Best Practice to Use External Evaluators

I am curious what is the best practice to incorporate external evaluators? Many datasets/tasks (e.g. BioNLP shared tasks) have their own official offline evaluators. The usual pipeline to use these evaluators is to predict the test set and store the predictions in some local files, and then pass the predictions to the official evaluators.

It seems challenging if we want to use the scores from these official evaluators as the validation metric/ early stopping criteria due to the design of AllenNLP:

  1. Evaluation is run on each step instead of epoch.
  2. Trainer and predictor are separate.
  3. The training loop is abstracted.

I am wondering is there an easy way to integrate these external evaluator into the training pipeline of AllenNLP?

I’m not sure I understand the setting correctly. You want to make predictions on the validation set, pass them off to an external offline evaluator, and use the results for early stopping?

Yes, that is exactly what I was trying to do! I wonder how this procedure is typically implemented in pipelines based on AllenNLP?

I don’t think we have a “typical” way of approaching this. It’s somewhat unusual for our workflow.
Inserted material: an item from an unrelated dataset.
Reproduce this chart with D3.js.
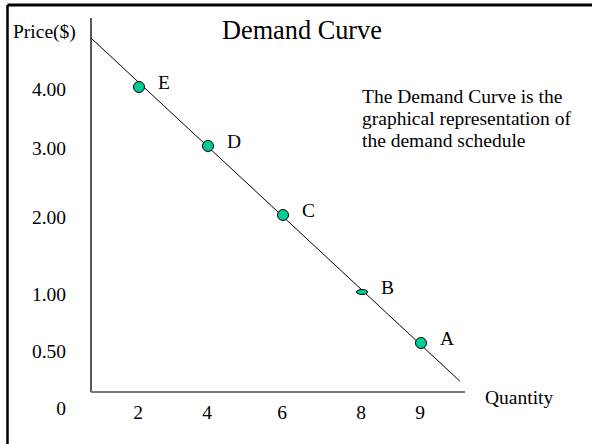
<!DOCTYPE html>
<html>
<head>
<meta charset="utf-8">
<script src="https://cdn.jsdelivr.net/npm/d3@7"></script>
<style>
  body { margin: 0; background: #fff; }
  svg text { font-family: "Liberation Serif", "Times New Roman", serif; fill: #000; }
</style>
</head>
<body>
<div id="graphicContainer"></div>
<script>
// demand schedule
var pointLabels = ["E", "D", "C", "B", "A"];
var quantities = [2, 4, 6, 8, 9];
var prices = [4.00, 3.00, 2.00, 1.00, 0.50];

// ends of the drawn demand line (it runs past the schedule on both sides)
var lineQuantities = [0, 9.66];
var linePrices = [4.83, 0.11];

var priceTicks = [4.00, 3.00, 2.00, 1.00, 0.50];
var quantityTicks = [2, 4, 6, 8, 9];

var width = 592, height = 444;

var svg = d3.select("#graphicContainer").append("svg")
    .attr("width", width)
    .attr("height", height);

// slide frame (only top and left edges are visible)
svg.append("line").attr("x1", 7.5).attr("x2", width).attr("y1", 5).attr("y2", 5)
    .attr("stroke", "#000").attr("stroke-width", 3);
svg.append("line").attr("x1", 7.5).attr("x2", 7.5).attr("y1", 5).attr("y2", height)
    .attr("stroke", "#000").attr("stroke-width", 2.5);

// the hand drawn slide does not space its ticks evenly, so piecewise scales
var x = d3.scaleLinear()
    .domain([0, 2, 4, 6, 8, 9])
    .range([91, 139, 208, 283, 362, 421]);

var y = d3.scaleLinear()
    .domain([0, 0.5, 1, 2, 3, 4])
    .range([392, 343, 292, 215, 146, 87]);

// axes
svg.append("line")
    .attr("x1", x(0)).attr("x2", x(0))
    .attr("y1", 18).attr("y2", y(0))
    .attr("stroke", "#000").attr("stroke-width", 1.3);

svg.append("line")
    .attr("x1", x(0)).attr("x2", 465)
    .attr("y1", y(0)).attr("y2", y(0))
    .attr("stroke", "#777").attr("stroke-width", 2);

// tick labels
svg.append("g").selectAll("text")
    .data(priceTicks)
    .enter().append("text")
    .attr("x", x(0) - 25)
    .attr("y", d => y(d))
    .attr("dy", d => d < 1 ? "0.75em" : "0.45em")
    .attr("text-anchor", "end")
    .style("font-size", "19.5px")
    .text(d => d3.format(".2f")(d));

svg.append("g").selectAll("text")
    .data(quantityTicks)
    .enter().append("text")
    .attr("x", d => x(d) - 1)
    .attr("y", y(0) + 27)
    .attr("text-anchor", "middle")
    .style("font-size", "19.5px")
    .text(d => d);

svg.append("text")
    .attr("x", x(0) - 25)
    .attr("y", y(0) + 23)
    .attr("text-anchor", "end")
    .style("font-size", "19.5px")
    .text("0");

svg.append("text")
    .attr("x", 13).attr("y", 38)
    .style("font-size", "19.5px")
    .text("Price($)");

svg.append("text")
    .attr("x", 485).attr("y", 404)
    .style("font-size", "19.5px")
    .text("Quantity");

svg.append("text")
    .attr("x", 222).attr("y", 39)
    .style("font-size", "26.3px")
    .text("Demand Curve");

var note = ["The Demand Curve is the", "graphical representation of", "the demand schedule"];
svg.append("g").selectAll("text")
    .data(note)
    .enter().append("text")
    .attr("x", 362)
    .attr("y", (d, i) => 102.5 + i * 22)
    .style("font-size", "19.5px")
    .text(d => d);

// demand line
var demand = lineQuantities.map((q, i) => [q, linePrices[i]]);
svg.append("path")
    .datum(demand)
    .attr("fill", "none")
    .attr("stroke", "#000")
    .attr("stroke-width", 1)
    .attr("d", d3.line().x(d => x(d[0])).y(d => y(d[1])));

// schedule points
var schedule = pointLabels.map((l, i) => ({label: l, q: quantities[i], p: prices[i]}));
var squashed = new Set(["B"]);

svg.append("g").selectAll("ellipse")
    .data(schedule)
    .enter().append("ellipse")
    .attr("cx", d => x(d.q))
    .attr("cy", d => y(d.p))
    .attr("rx", 5.5)
    .attr("ry", d => squashed.has(d.label) ? 2.5 : 5.5)
    .attr("fill", "#00cc99")
    .attr("stroke", "#000")
    .attr("stroke-width", 1);

svg.append("g").selectAll("text")
    .data(schedule)
    .enter().append("text")
    .attr("x", d => x(d.q) + 19)
    .attr("y", d => y(d.p))
    .attr("dy", "0.1em")
    .style("font-size", "19.5px")
    .text(d => d.label);
</script>
</body>
</html>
I would probably just train one epoch at a time, and then use allennlp evaluate or allennlp predict to get predictions on the validation set. Then get the evaluations from the humans, and then train for the second epoch, starting with the weights from the first epoch. It might be easier to do this if you don’t use configuration files and command line, and use AllenNLP as a Python library instead. The only thing you can’t take advantage of then is the validation and patience algorithms, but they are not hard to do yourself.

I hope this helps?

I see. Using AllenNLP as a Python library instead sounds like a much easier way to do it. Thank you very much for the help!

No problem, let me know if you run into any roadblocks!